Task goal: Don't include pictures. Quote the lines below from the first through the line that contains "qué eligió como".

Provided material:
☆ ☆ ☆ ☆

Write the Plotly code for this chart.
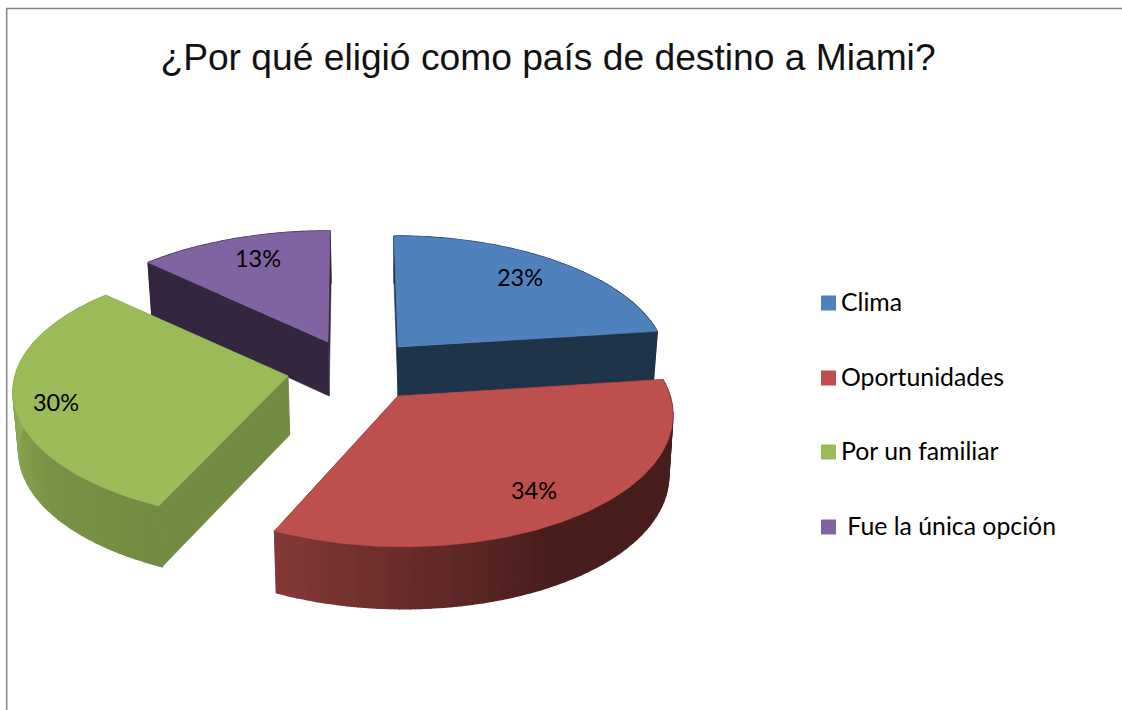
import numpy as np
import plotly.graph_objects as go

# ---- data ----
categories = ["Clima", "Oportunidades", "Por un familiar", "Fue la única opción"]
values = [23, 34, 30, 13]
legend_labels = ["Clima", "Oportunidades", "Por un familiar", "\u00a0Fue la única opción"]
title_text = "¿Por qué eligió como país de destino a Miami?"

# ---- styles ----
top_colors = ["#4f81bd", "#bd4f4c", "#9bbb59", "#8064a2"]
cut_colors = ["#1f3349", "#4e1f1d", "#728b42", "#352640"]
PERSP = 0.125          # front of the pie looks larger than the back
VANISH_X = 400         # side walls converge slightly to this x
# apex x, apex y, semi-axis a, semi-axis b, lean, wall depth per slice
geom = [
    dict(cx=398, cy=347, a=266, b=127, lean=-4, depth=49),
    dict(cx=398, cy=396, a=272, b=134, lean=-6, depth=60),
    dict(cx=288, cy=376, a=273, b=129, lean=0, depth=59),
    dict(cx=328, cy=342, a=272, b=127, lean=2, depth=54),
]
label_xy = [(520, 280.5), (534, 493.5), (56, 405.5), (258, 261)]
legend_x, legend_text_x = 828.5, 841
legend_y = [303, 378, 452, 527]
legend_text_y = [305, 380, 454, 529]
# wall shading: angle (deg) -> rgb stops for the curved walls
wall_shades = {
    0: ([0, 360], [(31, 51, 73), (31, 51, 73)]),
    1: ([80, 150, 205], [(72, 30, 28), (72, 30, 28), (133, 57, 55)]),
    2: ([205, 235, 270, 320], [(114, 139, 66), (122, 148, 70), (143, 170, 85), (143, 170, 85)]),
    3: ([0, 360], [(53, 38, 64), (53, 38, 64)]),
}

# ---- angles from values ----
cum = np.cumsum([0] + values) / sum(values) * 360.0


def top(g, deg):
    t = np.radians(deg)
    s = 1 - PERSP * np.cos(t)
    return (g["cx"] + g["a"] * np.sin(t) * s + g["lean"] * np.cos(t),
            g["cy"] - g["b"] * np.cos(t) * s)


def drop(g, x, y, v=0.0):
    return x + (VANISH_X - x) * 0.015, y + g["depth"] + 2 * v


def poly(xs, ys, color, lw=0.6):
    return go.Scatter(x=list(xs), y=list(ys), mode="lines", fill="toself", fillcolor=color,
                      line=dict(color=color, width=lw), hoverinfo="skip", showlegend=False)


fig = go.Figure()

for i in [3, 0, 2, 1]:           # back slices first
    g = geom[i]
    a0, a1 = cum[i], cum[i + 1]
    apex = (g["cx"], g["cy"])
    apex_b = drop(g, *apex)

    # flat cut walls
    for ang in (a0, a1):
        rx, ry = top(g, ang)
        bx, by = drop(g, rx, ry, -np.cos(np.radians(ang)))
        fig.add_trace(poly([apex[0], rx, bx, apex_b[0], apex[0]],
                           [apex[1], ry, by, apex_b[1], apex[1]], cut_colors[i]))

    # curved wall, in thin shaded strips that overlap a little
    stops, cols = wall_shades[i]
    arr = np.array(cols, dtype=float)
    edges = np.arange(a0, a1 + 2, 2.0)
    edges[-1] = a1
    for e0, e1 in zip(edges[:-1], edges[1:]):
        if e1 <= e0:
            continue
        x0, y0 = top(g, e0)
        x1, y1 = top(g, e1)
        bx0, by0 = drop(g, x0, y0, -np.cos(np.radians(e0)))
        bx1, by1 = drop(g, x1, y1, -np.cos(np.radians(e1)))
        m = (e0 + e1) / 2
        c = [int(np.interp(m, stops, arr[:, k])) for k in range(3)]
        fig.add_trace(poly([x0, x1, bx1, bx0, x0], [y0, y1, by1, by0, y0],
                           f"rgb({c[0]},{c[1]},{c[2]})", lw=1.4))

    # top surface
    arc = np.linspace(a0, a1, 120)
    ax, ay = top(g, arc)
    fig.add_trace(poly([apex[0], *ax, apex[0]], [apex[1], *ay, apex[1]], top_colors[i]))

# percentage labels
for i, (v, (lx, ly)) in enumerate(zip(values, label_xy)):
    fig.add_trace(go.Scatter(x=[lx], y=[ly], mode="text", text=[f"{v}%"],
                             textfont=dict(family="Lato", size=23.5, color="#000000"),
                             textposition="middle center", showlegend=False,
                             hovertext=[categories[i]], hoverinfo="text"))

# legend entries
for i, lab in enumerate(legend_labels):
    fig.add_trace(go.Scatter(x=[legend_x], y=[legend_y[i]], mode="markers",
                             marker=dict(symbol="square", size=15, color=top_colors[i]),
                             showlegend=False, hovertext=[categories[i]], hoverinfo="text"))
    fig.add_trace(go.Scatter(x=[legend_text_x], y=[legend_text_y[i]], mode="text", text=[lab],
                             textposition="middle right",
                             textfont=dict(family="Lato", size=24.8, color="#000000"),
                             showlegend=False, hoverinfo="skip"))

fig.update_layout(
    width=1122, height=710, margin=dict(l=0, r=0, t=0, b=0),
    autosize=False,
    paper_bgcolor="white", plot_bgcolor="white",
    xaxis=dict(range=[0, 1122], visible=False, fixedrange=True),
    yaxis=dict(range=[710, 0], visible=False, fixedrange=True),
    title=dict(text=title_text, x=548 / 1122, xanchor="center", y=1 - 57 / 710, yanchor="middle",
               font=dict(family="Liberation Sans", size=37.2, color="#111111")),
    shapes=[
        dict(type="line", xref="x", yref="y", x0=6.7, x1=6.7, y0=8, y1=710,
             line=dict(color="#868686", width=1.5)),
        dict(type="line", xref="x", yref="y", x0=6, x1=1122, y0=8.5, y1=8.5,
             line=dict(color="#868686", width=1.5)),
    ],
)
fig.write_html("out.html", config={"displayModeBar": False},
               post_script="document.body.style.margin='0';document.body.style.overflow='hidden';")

☆ ☆ ☆ ☆

Output of the task:
Write the Plotly code for this chart.
import numpy as np
import plotly.graph_objects as go

# ---- data ----
categories = ["Clima", "Oportunidades", "Por un familiar", "Fue la única opción"]
values = [23, 34, 30, 13]
legend_labels = ["Clima", "Oportunidades", "Por un familiar", "\u00a0Fue la única opción"]
title_text = "¿Por qué eligió como país de destino a Miami?"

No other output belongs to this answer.